Facilitators get people to buy in to the group activities by setting clear expectations and allowing people to contribute to the process. They build personal connections and use great questions and combinations of activities set at the individual, group and plenary (whole group) level. They realise he power of dialogue and understand group process.
A facilitator needs to have a can do attitude, and maintain a positive enthusiasm when the group feel stuck. They encourage, support, sustain and ask questions. They share the vision of the key output as an achievable goal that can be worked towards.
Ask great questions
If you want better answers, ask better questions. Coaching questions transfer very neatly into the domain of facilitation. Facilitators ask open questions based around 'What' and 'How' to generate open responses that can be explored as needed. They might also use 'Why', depending on the context (asking 'why' can put people on the defensive and close down discussion). When a group is stuck they will help them explore new avenues and delve deeper into topics by asking questions like "Tell me more about X" or "What in particular is happening?". They will help more the discussion along with questions like "What needs to happen next?", "What else would we see", "What else needs to be done?"or perhaps the ever useful "What would someone else say".
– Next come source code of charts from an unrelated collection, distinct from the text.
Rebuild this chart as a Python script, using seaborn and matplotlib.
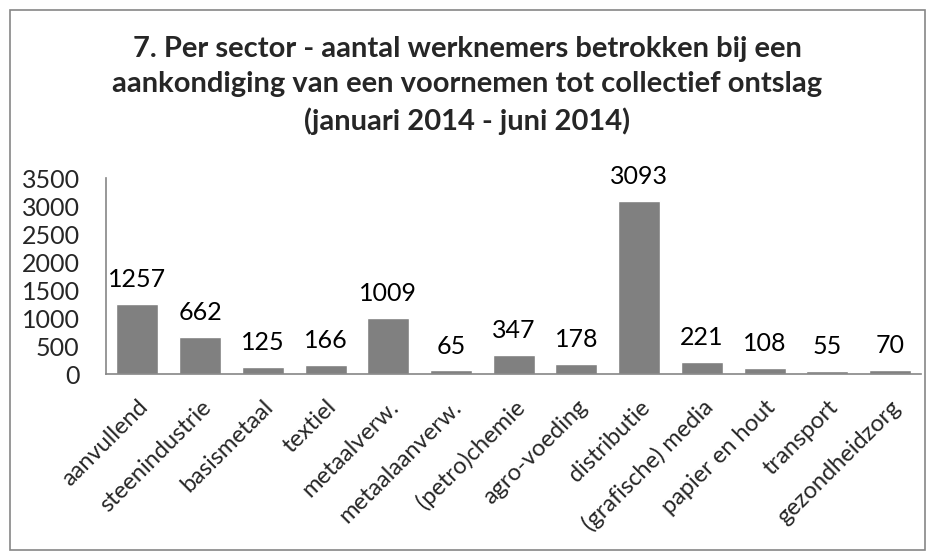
import matplotlib
matplotlib.use("Agg")
import matplotlib.pyplot as plt
import seaborn as sns
import pandas as pd
from matplotlib.patches import Rectangle

sectors = ["aanvullend", "steenindustrie", "basismetaal", "textiel", "metaalverw.",
           "metaalaanverw.", "(petro)chemie", "agro-voeding", "distributie",
           "(grafische) media", "papier en hout", "transport", "gezondheidzorg"]
workers = [1257, 662, 125, 166, 1009, 65, 347, 178, 3093, 221, 108, 55, 70]
yticks = [0, 500, 1000, 1500, 2000, 2500, 3000, 3500]

df = pd.DataFrame({"sector": sectors, "werknemers": workers})

sns.set_style("white")
plt.rcParams["font.family"] = ["Lato", "DejaVu Sans"]

fig = plt.figure(figsize=(9.35, 5.6), dpi=100)
ax = fig.add_axes([0.1134, 0.332, 0.872, 0.35])

sns.barplot(data=df, x="sector", y="werknemers", color="#808080", saturation=1,
            width=0.67, ax=ax)

for i, v in enumerate(workers):
    ax.text(i, v + 230, str(v), ha="center", va="bottom", fontsize=18, color="black")

ax.set_ylim(0, 3500)
ax.set_yticks(yticks)
ax.set_yticklabels([str(t) for t in yticks], fontsize=18)
ax.set_xlim(-0.5, len(sectors) - 0.5)
ax.set_xlabel("")
ax.set_ylabel("")
plt.setp(ax.get_xticklabels(), rotation=45, ha="right", rotation_mode="anchor", fontsize=17)
ax.tick_params(axis="y", length=0, pad=19)
ax.tick_params(axis="x", length=0, pad=16)

for s in ["top", "right"]:
    ax.spines[s].set_visible(False)
for s in ["left", "bottom"]:
    ax.spines[s].set_color("#868686")
    ax.spines[s].set_linewidth(1.2)

fig.text(0.5, 0.848,
         "7. Per sector - aantal werknemers betrokken bij een\n"
         "aankondiging van een voornemen tot collectief ontslag\n"
         "(januari 2014 - juni 2014)",
         ha="center", va="center", fontsize=21, fontweight="bold", linespacing=1.45)

fig.patches.append(Rectangle((10 / 935, 10 / 560), 915 / 935, 540 / 560,
                             transform=fig.transFigure, fill=False,
                             edgecolor="#868686", linewidth=1.2))

fig.savefig("out.png", dpi=100)
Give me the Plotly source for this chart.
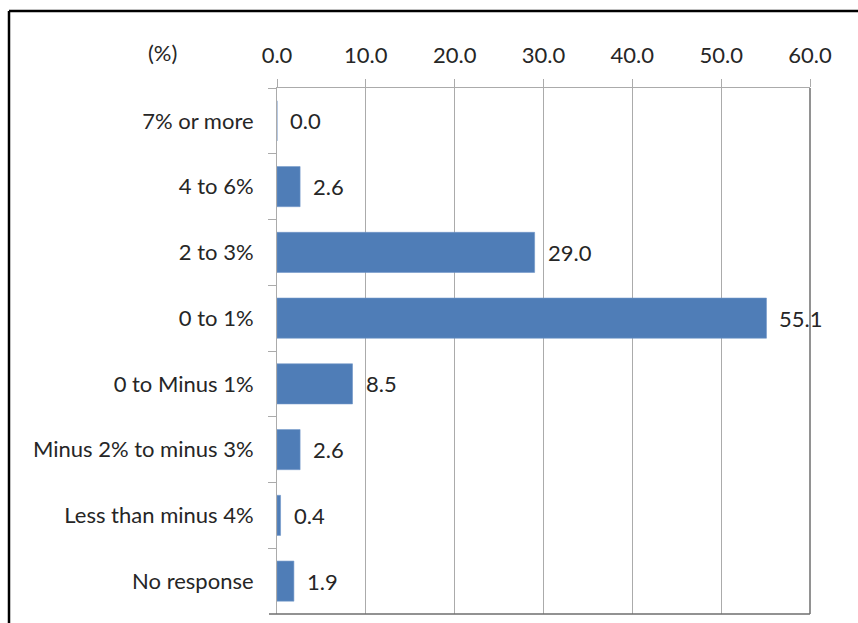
import plotly.graph_objects as go

categories = ["7% or more", "4 to 6%", "2 to 3%", "0 to 1%", "0 to Minus 1%",
              "Minus 2% to minus 3%", "Less than minus 4%", "No response"]
values = [0.0, 2.6, 29.0, 55.1, 8.5, 2.6, 0.4, 1.9]
x_ticks = [0, 10, 20, 30, 40, 50, 60]
unit_label = "(%)"

W, H = 858, 623
L, R, T, B = 277, 48, 88, 9
pw, ph = W - L - R, H - T - B

FONT = "Lato"
FS = 22
TXT = "#262626"
GRID = "#ABABAB"
DARK = "#6E6E6E"

fig = go.Figure()
fig.add_trace(go.Bar(
    y=categories, x=values, orientation="h",
    marker=dict(color="#4F7DB7", line=dict(color="#6F96C8", width=0.6)),
    hoverinfo="skip",
))

for c, v in zip(categories, values):
    fig.add_annotation(x=v, y=c, xref="x", yref="y", text=f"{v:.1f}",
                       showarrow=False, xanchor="left", xshift=11,
                       font=dict(family=FONT, size=FS, color=TXT))

fig.add_annotation(x=(162 - L) / pw, y=(H - 53 - B) / ph, xref="paper", yref="paper",
                   text=unit_label, showarrow=False, xanchor="center", yanchor="middle",
                   font=dict(family=FONT, size=FS, color=TXT))

# outer frame (top and left edges visible)
fig.add_shape(type="line", xref="paper", yref="paper",
              x0=(9 - L) / pw, x1=(W + 5 - L) / pw,
              y0=(H - 11 - B) / ph, y1=(H - 11 - B) / ph,
              line=dict(color="black", width=2.5))
fig.add_shape(type="line", xref="paper", yref="paper",
              x0=(9 - L) / pw, x1=(9 - L) / pw,
              y0=(H - 11 - B) / ph, y1=-0.1,
              line=dict(color="black", width=2.5))
# right and bottom plot-area edges
fig.add_shape(type="line", xref="paper", yref="paper", x0=1, x1=1, y0=0, y1=1,
              line=dict(color=DARK, width=1.5))
fig.add_shape(type="line", xref="paper", yref="paper", x0=-8 / pw, x1=1, y0=0, y1=0,
              line=dict(color=DARK, width=1.5))

fig.update_layout(
    width=W, height=H,
    margin=dict(l=L, r=R, t=T, b=B, pad=0),
    paper_bgcolor="white", plot_bgcolor="white",
    bargap=0.39, showlegend=False,
    font=dict(family=FONT, size=FS, color=TXT),
    xaxis=dict(side="top", range=[0, 60], tickvals=x_ticks, tickformat=".1f",
               showgrid=True, gridcolor=GRID, gridwidth=1,
               showline=True, linecolor=GRID, linewidth=1,
               ticks="outside", ticklen=8, tickcolor=GRID, tickwidth=1,
               ticklabelstandoff=7,
               zeroline=False, tickfont=dict(family=FONT, size=FS, color=TXT)),
    yaxis=dict(categoryorder="array", categoryarray=categories, autorange="reversed",
               showline=True, linecolor=GRID, linewidth=1,
               ticks="outside", ticklen=8, tickcolor=GRID, tickson="boundaries",
               showgrid=False, zeroline=False, ticklabelstandoff=18,
               tickfont=dict(family=FONT, size=FS, color=TXT)),
)

fig.write_html("out.html")
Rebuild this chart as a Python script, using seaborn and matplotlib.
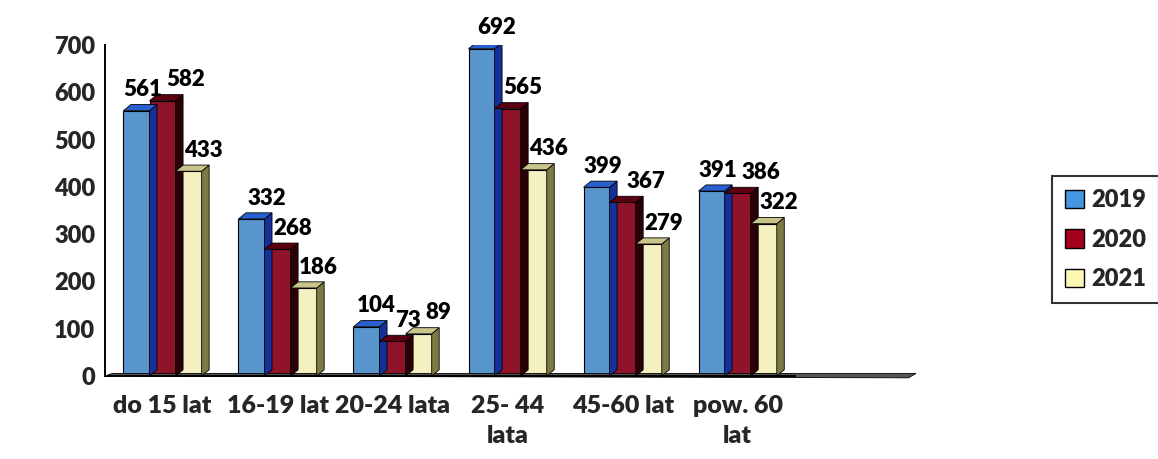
import numpy as np
import pandas as pd
import matplotlib
matplotlib.use('Agg')
import matplotlib.pyplot as plt
from matplotlib.patches import Polygon
import seaborn as sns

categories = ['do 15 lat', '16-19 lat', '20-24 lata', '25- 44\nlata', '45-60 lat', 'pow. 60\nlat']
years = ['2019', '2020', '2021']
v2019 = [561, 332, 104, 692, 399, 391]
v2020 = [582, 268, 73, 565, 367, 386]
v2021 = [433, 186, 89, 436, 279, 322]

df = pd.DataFrame({
    'kat': categories * 3,
    'rok': [y for y in years for _ in categories],
    'val': v2019 + v2020 + v2021,
})

front = {'2019': '#4596e0', '2020': '#a3001c', '2021': '#fdf7b6'}
side = {'2019': '#16309a', '2020': '#2a0008', '2021': '#7d7a45'}
top = {'2019': '#2a5fd0', '2020': '#5a0010', '2021': '#c9c48a'}

sns.set_style('white')
plt.rcParams['font.family'] = ['Lato', 'DejaVu Sans']
W = 'heavy'

fig = plt.figure(figsize=(11.58, 4.59), dpi=100)
ax = fig.add_axes([0.0907, 0.181, 0.596, 0.721])

sns.barplot(data=df, x='kat', y='val', hue='rok', palette=front, width=0.68,
            edgecolor='black', linewidth=0.8, legend=False, ax=ax)

ax.set_xlim(-0.5, 5.5)
ax.set_ylim(0, 700)

# fake 3D depth
dx = 0.065
dy = 13
labels = {}
for i, cont in enumerate(ax.containers):
    yr = years[i]
    for j, p in enumerate(cont.patches):
        x0 = p.get_x()
        w = p.get_width()
        h = p.get_height()
        sd = Polygon([[x0 + w, 0], [x0 + w + dx, dy], [x0 + w + dx, h + dy], [x0 + w, h]],
                     closed=True, facecolor=side[yr], edgecolor='black', linewidth=0.6, zorder=1.5)
        tp = Polygon([[x0, h], [x0 + dx, h + dy], [x0 + w + dx, h + dy], [x0 + w, h]],
                     closed=True, facecolor=top[yr], edgecolor='black', linewidth=0.6, zorder=1.5)
        ax.add_patch(sd)
        ax.add_patch(tp)
        t = ax.text(x0 + w / 2 + 0.13, h + dy + 9, f'{int(h)}', ha='center', va='bottom',
                    fontsize=16, fontweight=W, color='black', zorder=5)
        labels.setdefault(j, []).append(t)

# push apart value labels that collide inside a group
fig.canvas.draw()
r = fig.canvas.get_renderer()
px_per_unit = ax.get_window_extent().width / 6
for j, group in labels.items():
    for a, b in zip(group[:-1], group[1:]):
        ba = a.get_window_extent(r)
        bb = b.get_window_extent(r)
        ov_x = ba.x1 - bb.x0 + 4
        ov_y = min(ba.y1, bb.y1) - max(ba.y0, bb.y0)
        if ov_x > 0 and ov_y > 0:
            sh = ov_x / 2 / px_per_unit
            xa, ya = a.get_position()
            xb, yb = b.get_position()
            a.set_position((xa - sh, ya))
            b.set_position((xb + sh, yb))

# floor slab
floor = Polygon([[-0.5, 0], [-0.5 + dx, dy * 0.4], [6.55, dy * 0.4], [6.55 - dx, -4]],
                closed=True, facecolor='#555555', edgecolor='black', linewidth=0.6,
                zorder=1, clip_on=False)
ax.add_patch(floor)

sns.despine(ax=ax)
for s in ['left', 'bottom']:
    ax.spines[s].set_linewidth(1.4)
    ax.spines[s].set_color('black')

ax.set_yticks(range(0, 701, 100))
ax.tick_params(axis='y', direction='out', length=5, width=1.4, labelsize=17, pad=2)
for t in ax.get_yticklabels():
    t.set_fontweight(W)

ax.set_xticks(np.arange(-0.5, 6, 1), minor=True)
ax.tick_params(axis='x', which='minor', direction='out', length=6, width=1.4)
ax.tick_params(axis='x', which='major', length=0, labelsize=18, pad=14)
ax.set_xticks(range(len(categories)))
ax.set_xticklabels(categories, fontweight=W, linespacing=1.45, va='top')
ax.set_xlabel('')
ax.set_ylabel('')

handles = [plt.Rectangle((0, 0), 1, 1, facecolor=front[y], edgecolor='black', linewidth=1) for y in years]
leg = fig.legend(handles, years, loc='upper left', bbox_to_anchor=(1052 / 1158, 1 - 176 / 459),
                 frameon=True, fancybox=False, edgecolor='black', prop={'weight': W, 'size': 17},
                 handlelength=0.8, handleheight=0.8, handletextpad=0.3, labelspacing=0.75,
                 borderpad=0.55, borderaxespad=0)
leg.get_frame().set_linewidth(1.5)

fig.savefig('out.png', dpi=100)
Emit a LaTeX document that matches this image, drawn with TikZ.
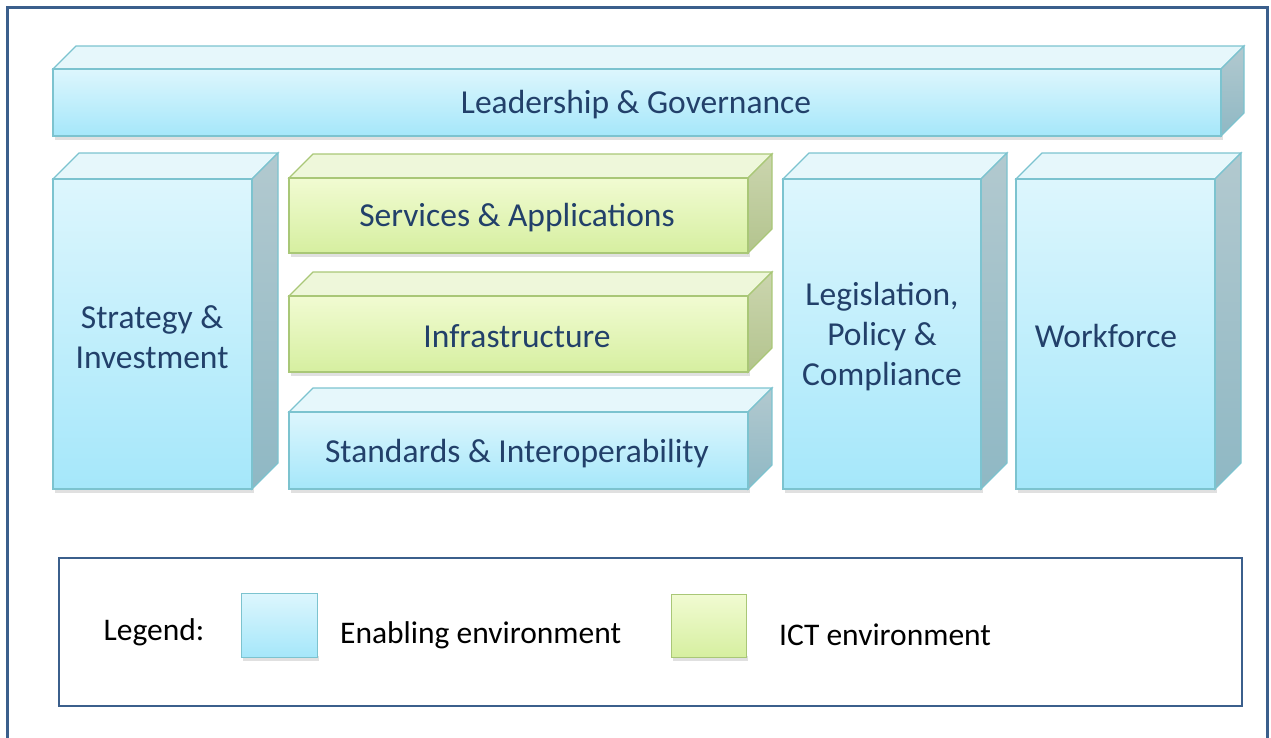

There is a skill involved in making sure that everybody's voice is heard. Work only in plenary and you can expect to hear from the extroverts, people with an agenda and, often, the HiPPOs (Highest paid person's opinion). But break into groups and you'll hear more voices, or maximise the dialogue content by going to paired activities. On top of this, use exercises that include written outcomes like cards or post-it notes. This is great leveller, giving all voices the same volume. You can further generate energy by making changes to the composition of groups and even by how they work.
Use Flexible Methods
Energy is maintained and even created by allowing the group to follow their own line of inquiry when needed. Flexing with the energy in the room will put pressure on the plan and the timeline but, if harnessed, will enable more meaningful dialogue and enhance outcomes. Think also about how people are working. Change environments to stimulate thinking and see what happens to the energy when you ask people to stand up to perform activities - you'll find they generally work faster than seated groups.
Negative behaviours can eat away at the energy of a group. We've all experienced the psychic-vampire that sucks the lifeblood out of any meeting or workshop. Positive behaviours can boost energy. The best facilitators that I have seen use their own authority and power to close down verbose and dominate voices and create a space for everyone to be heard. They do this in a variety of ways, including creative use of groups and role based activities. They hand the leadership of the group to the right people at the right time. It's the application of good training and good emotional intelligence.
They know what to explore
To facilitate well is to read the needs of the group, and seeing where the group has energy. The best facilitators are tuned into this and develop such a feeling for the key output and grasp for the dynamic of a group that they intuitively know what to explore to maintain the energy in the room. Questions are the doorway to this.
How do you learn to do this? The simple answer is facilitate more. Take every opportunity you can to work creatively with groups. Practice managing TIME and ENERGY. Facilitated sessions generate impactful actions much more quickly than you can see in a standard meeting.